Please output the records below in full, exactly as given, but without the images.
----------
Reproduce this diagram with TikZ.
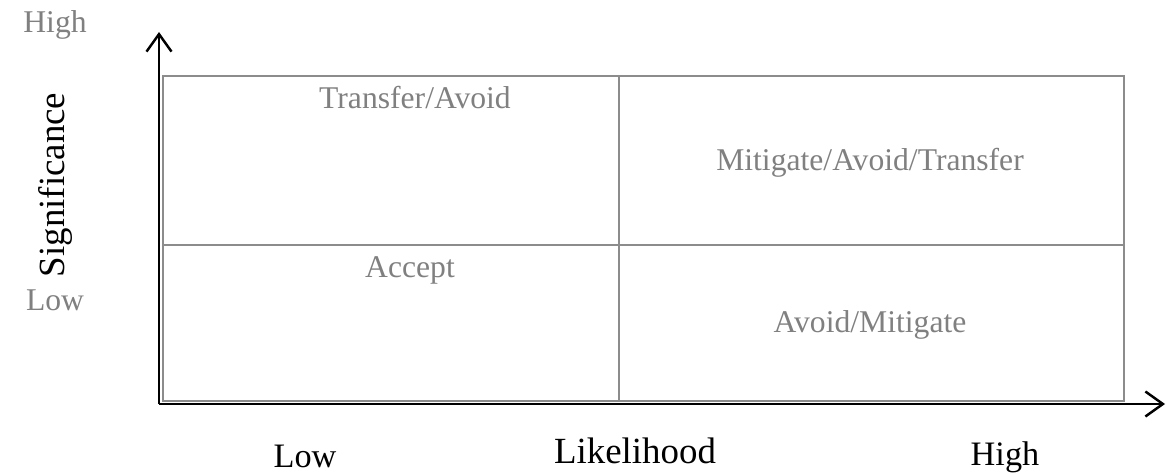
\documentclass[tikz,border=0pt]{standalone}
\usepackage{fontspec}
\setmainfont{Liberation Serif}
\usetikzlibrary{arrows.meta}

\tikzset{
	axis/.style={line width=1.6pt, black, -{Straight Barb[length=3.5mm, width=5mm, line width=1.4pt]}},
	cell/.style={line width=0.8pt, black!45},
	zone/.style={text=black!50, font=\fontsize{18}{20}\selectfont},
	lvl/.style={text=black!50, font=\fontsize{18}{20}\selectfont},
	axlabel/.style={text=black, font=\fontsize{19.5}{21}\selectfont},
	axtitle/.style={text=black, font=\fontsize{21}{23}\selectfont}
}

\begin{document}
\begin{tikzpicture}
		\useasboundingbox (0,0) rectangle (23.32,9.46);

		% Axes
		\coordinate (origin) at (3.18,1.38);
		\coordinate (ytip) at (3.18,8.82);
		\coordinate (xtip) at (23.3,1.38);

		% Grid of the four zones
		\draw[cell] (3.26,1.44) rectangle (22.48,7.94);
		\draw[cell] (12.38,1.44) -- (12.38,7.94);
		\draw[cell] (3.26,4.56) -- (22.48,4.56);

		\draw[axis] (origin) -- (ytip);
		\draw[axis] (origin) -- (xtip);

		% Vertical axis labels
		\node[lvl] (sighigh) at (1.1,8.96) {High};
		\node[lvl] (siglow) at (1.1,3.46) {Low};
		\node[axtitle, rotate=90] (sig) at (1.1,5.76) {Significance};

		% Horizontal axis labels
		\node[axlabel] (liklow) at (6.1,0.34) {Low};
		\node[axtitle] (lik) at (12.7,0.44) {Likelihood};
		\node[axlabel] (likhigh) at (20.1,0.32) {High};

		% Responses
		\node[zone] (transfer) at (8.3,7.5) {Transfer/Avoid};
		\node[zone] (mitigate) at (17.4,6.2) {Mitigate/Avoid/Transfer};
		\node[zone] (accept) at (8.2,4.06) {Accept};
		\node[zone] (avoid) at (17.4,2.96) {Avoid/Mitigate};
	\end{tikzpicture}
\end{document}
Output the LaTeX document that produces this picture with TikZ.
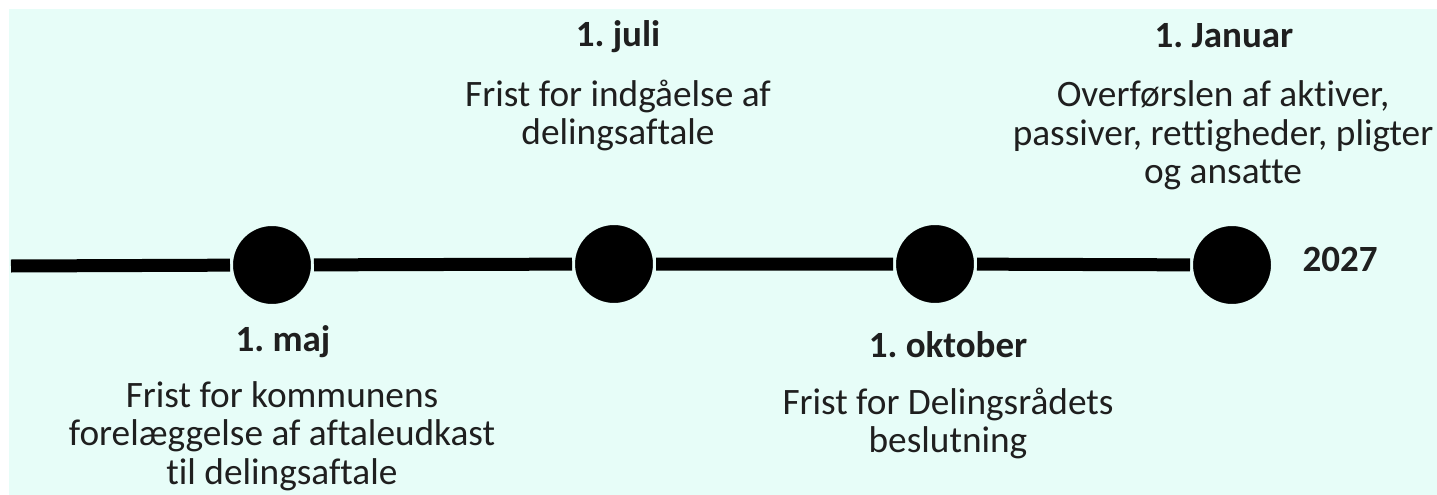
----------
Answer for this exercise:
Reproduce this diagram with TikZ.
\documentclass[tikz,border=0pt]{standalone}
\usepackage{fontspec}
\setmainfont{Liberation Serif}
\usetikzlibrary{arrows.meta}

\tikzset{
	axis/.style={line width=1.6pt, black, -{Straight Barb[length=3.5mm, width=5mm, line width=1.4pt]}},
	cell/.style={line width=0.8pt, black!45},
	zone/.style={text=black!50, font=\fontsize{18}{20}\selectfont},
	lvl/.style={text=black!50, font=\fontsize{18}{20}\selectfont},
	axlabel/.style={text=black, font=\fontsize{19.5}{21}\selectfont},
	axtitle/.style={text=black, font=\fontsize{21}{23}\selectfont}
}

\begin{document}
\begin{tikzpicture}
		\useasboundingbox (0,0) rectangle (23.32,9.46);

		% Axes
		\coordinate (origin) at (3.18,1.38);
		\coordinate (ytip) at (3.18,8.82);
		\coordinate (xtip) at (23.3,1.38);

		% Grid of the four zones
		\draw[cell] (3.26,1.44) rectangle (22.48,7.94);
		\draw[cell] (12.38,1.44) -- (12.38,7.94);
		\draw[cell] (3.26,4.56) -- (22.48,4.56);

		\draw[axis] (origin) -- (ytip);
		\draw[axis] (origin) -- (xtip);

		% Vertical axis labels
		\node[lvl] (sighigh) at (1.1,8.96) {High};
		\node[lvl] (siglow) at (1.1,3.46) {Low};
		\node[axtitle, rotate=90] (sig) at (1.1,5.76) {Significance};

		% Horizontal axis labels
		\node[axlabel] (liklow) at (6.1,0.34) {Low};
		\node[axtitle] (lik) at (12.7,0.44) {Likelihood};
		\node[axlabel] (likhigh) at (20.1,0.32) {High};

		% Responses
		\node[zone] (transfer) at (8.3,7.5) {Transfer/Avoid};
		\node[zone] (mitigate) at (17.4,6.2) {Mitigate/Avoid/Transfer};
		\node[zone] (accept) at (8.2,4.06) {Accept};
		\node[zone] (avoid) at (17.4,2.96) {Avoid/Mitigate};
	\end{tikzpicture}
\end{document}
Output the LaTeX document that produces this picture with TikZ.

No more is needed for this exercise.